*DATASET EXCERPT*:
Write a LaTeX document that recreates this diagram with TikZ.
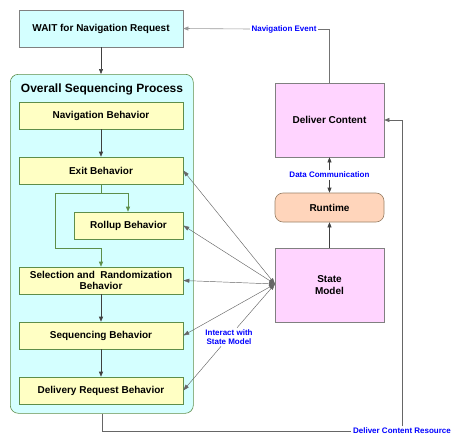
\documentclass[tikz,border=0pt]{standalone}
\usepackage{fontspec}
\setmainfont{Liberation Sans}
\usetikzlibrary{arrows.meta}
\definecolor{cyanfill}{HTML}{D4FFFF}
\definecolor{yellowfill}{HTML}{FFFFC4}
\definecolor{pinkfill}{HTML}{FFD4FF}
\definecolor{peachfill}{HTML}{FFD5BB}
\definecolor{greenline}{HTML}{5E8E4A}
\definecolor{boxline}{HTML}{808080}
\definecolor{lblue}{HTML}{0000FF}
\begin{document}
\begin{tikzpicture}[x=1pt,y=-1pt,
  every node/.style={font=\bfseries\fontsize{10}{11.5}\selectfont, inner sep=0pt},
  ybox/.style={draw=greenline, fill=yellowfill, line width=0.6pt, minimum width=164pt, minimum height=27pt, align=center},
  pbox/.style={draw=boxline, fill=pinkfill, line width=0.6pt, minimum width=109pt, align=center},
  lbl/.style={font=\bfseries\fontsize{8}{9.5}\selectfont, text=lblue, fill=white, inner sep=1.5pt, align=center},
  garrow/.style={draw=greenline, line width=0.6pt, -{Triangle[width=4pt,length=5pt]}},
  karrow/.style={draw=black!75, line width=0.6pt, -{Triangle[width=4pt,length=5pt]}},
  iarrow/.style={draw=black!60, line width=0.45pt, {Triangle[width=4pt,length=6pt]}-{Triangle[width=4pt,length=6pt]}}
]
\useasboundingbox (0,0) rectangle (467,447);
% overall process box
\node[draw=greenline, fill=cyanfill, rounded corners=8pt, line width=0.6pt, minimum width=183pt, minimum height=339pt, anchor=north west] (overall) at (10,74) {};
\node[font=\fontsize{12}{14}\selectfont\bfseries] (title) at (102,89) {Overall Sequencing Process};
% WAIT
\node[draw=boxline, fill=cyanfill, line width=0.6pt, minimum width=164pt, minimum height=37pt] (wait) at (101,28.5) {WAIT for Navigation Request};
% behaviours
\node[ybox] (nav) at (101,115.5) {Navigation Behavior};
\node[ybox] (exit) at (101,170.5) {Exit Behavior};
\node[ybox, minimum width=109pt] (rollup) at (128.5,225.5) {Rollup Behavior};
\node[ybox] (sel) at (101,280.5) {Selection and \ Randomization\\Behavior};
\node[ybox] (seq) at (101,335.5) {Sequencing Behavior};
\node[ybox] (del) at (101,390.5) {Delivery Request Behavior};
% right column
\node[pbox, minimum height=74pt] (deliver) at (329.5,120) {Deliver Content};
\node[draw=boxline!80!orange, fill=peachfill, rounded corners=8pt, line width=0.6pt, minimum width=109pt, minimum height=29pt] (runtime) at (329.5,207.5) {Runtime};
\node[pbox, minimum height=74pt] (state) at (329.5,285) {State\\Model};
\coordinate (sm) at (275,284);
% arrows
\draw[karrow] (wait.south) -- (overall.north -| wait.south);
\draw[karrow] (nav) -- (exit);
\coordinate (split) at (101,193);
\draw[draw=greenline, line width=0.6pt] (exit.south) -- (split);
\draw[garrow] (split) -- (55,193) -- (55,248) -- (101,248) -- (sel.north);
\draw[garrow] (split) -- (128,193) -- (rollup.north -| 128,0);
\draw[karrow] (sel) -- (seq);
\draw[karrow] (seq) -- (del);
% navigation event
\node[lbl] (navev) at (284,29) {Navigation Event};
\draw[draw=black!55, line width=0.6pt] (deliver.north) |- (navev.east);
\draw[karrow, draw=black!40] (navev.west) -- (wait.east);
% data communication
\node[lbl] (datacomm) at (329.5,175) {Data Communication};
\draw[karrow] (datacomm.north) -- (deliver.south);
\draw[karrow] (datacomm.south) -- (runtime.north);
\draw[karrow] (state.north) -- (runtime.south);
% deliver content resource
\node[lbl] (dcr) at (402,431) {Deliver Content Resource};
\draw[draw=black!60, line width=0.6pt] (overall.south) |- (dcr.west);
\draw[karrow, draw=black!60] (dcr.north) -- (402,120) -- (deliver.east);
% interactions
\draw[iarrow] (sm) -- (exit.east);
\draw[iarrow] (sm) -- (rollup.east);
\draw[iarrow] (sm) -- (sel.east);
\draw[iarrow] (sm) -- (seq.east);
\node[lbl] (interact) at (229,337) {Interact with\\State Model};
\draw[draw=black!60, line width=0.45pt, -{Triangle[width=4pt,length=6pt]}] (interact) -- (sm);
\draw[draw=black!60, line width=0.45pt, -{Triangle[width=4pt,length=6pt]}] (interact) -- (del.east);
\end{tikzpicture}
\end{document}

*GOAL*:
Omitting all images, print the listing exactly.

*RESULT OF THE EXERCISE*:
Write a LaTeX document that recreates this diagram with TikZ.
\documentclass[tikz,border=0pt]{standalone}
\usepackage{fontspec}
\setmainfont{Liberation Sans}
\usetikzlibrary{arrows.meta}
\definecolor{cyanfill}{HTML}{D4FFFF}
\definecolor{yellowfill}{HTML}{FFFFC4}
\definecolor{pinkfill}{HTML}{FFD4FF}
\definecolor{peachfill}{HTML}{FFD5BB}
\definecolor{greenline}{HTML}{5E8E4A}
\definecolor{boxline}{HTML}{808080}
\definecolor{lblue}{HTML}{0000FF}
\begin{document}
\begin{tikzpicture}[x=1pt,y=-1pt,
  every node/.style={font=\bfseries\fontsize{10}{11.5}\selectfont, inner sep=0pt},
  ybox/.style={draw=greenline, fill=yellowfill, line width=0.6pt, minimum width=164pt, minimum height=27pt, align=center},
  pbox/.style={draw=boxline, fill=pinkfill, line width=0.6pt, minimum width=109pt, align=center},
  lbl/.style={font=\bfseries\fontsize{8}{9.5}\selectfont, text=lblue, fill=white, inner sep=1.5pt, align=center},
  garrow/.style={draw=greenline, line width=0.6pt, -{Triangle[width=4pt,length=5pt]}},
  karrow/.style={draw=black!75, line width=0.6pt, -{Triangle[width=4pt,length=5pt]}},
  iarrow/.style={draw=black!60, line width=0.45pt, {Triangle[width=4pt,length=6pt]}-{Triangle[width=4pt,length=6pt]}}
]
\useasboundingbox (0,0) rectangle (467,447);
% overall process box
\node[draw=greenline, fill=cyanfill, rounded corners=8pt, line width=0.6pt, minimum width=183pt, minimum height=339pt, anchor=north west] (overall) at (10,74) {};
\node[font=\fontsize{12}{14}\selectfont\bfseries] (title) at (102,89) {Overall Sequencing Process};
% WAIT
\node[draw=boxline, fill=cyanfill, line width=0.6pt, minimum width=164pt, minimum height=37pt] (wait) at (101,28.5) {WAIT for Navigation Request};
% behaviours
\node[ybox] (nav) at (101,115.5) {Navigation Behavior};
\node[ybox] (exit) at (101,170.5) {Exit Behavior};
\node[ybox, minimum width=109pt] (rollup) at (128.5,225.5) {Rollup Behavior};
\node[ybox] (sel) at (101,280.5) {Selection and \ Randomization\\Behavior};
\node[ybox] (seq) at (101,335.5) {Sequencing Behavior};
\node[ybox] (del) at (101,390.5) {Delivery Request Behavior};
% right column
\node[pbox, minimum height=74pt] (deliver) at (329.5,120) {Deliver Content};
\node[draw=boxline!80!orange, fill=peachfill, rounded corners=8pt, line width=0.6pt, minimum width=109pt, minimum height=29pt] (runtime) at (329.5,207.5) {Runtime};
\node[pbox, minimum height=74pt] (state) at (329.5,285) {State\\Model};
\coordinate (sm) at (275,284);
% arrows
\draw[karrow] (wait.south) -- (overall.north -| wait.south);
\draw[karrow] (nav) -- (exit);
\coordinate (split) at (101,193);
\draw[draw=greenline, line width=0.6pt] (exit.south) -- (split);
\draw[garrow] (split) -- (55,193) -- (55,248) -- (101,248) -- (sel.north);
\draw[garrow] (split) -- (128,193) -- (rollup.north -| 128,0);
\draw[karrow] (sel) -- (seq);
\draw[karrow] (seq) -- (del);
% navigation event
\node[lbl] (navev) at (284,29) {Navigation Event};
\draw[draw=black!55, line width=0.6pt] (deliver.north) |- (navev.east);
\draw[karrow, draw=black!40] (navev.west) -- (wait.east);
% data communication
\node[lbl] (datacomm) at (329.5,175) {Data Communication};
\draw[karrow] (datacomm.north) -- (deliver.south);
\draw[karrow] (datacomm.south) -- (runtime.north);
\draw[karrow] (state.north) -- (runtime.south);
% deliver content resource
\node[lbl] (dcr) at (402,431) {Deliver Content Resource};
\draw[draw=black!60, line width=0.6pt] (overall.south) |- (dcr.west);
\draw[karrow, draw=black!60] (dcr.north) -- (402,120) -- (deliver.east);
% interactions
\draw[iarrow] (sm) -- (exit.east);
\draw[iarrow] (sm) -- (rollup.east);
\draw[iarrow] (sm) -- (sel.east);
\draw[iarrow] (sm) -- (seq.east);
\node[lbl] (interact) at (229,337) {Interact with\\State Model};
\draw[draw=black!60, line width=0.45pt, -{Triangle[width=4pt,length=6pt]}] (interact) -- (sm);
\draw[draw=black!60, line width=0.45pt, -{Triangle[width=4pt,length=6pt]}] (interact) -- (del.east);
\end{tikzpicture}
\end{document}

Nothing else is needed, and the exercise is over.